VI. EL PADRE DE LOS CRISTIANOS.

Si los hombres tienen el poder de venir a ser hijos de Dios (Jn 1,12), es que Jesús lo es por naturaleza. El Cristo de los Sinópticos aporta las primeras luces sobre este punto al identificarse con los suyos (p.c., Mt 18,5; 25,40), diciéndose su hermano (28,10) y una vez incluso designándose con ellos bajo la común apelación de “hijo” (17,26). Pero la plena luz nos viene de Pablo. Según él, Dios nos libra de la esclavitud y nos adopta como hijos (Gál 4,5ss; Rom 8,14-17; Ef 1,5) por la fe bautismal, que hace de nosotros un solo ser en Cristo (Gál 3,26cs), y de Cristo un Hijo mayor, que comparte con sus hermanos la herencia paterna (Rom 8,17.29). Ei Espíritu, por ser el agente interior de esta adopción, es también su testigo; y testimonia en nosotros inspirando la oración misma de Cristo, con el que nos conforma: Abba (Gál 4,6; Rom 7,14ss.29). Desde pascua la Iglesia, al recitar el “padrenuestro” expresa la conciencia de ser amada por el amor mismo en que Dios envuelve a su Hijo único (cf. 1Jn 3,1); y esto es lo que sin duda sugiere Lucas al hacernos decir: “¡Padre!” (Lc 11,2), como Cristo.

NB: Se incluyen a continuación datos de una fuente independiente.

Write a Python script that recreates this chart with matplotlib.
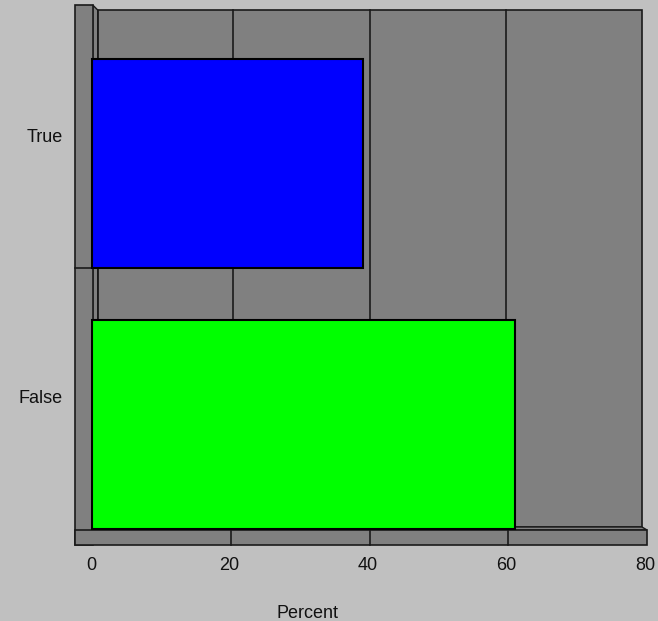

Nuestra vida filial, manifestada en la oración, se expresa también por la caridad fraterna; en efecto, si amamos al Padre, no podemos menos de amar también a todos sus hijos, nuestros hermanos: “Todo el que ama al que lo engendró ama también al que ha nacido de él” (1Jn 5,1).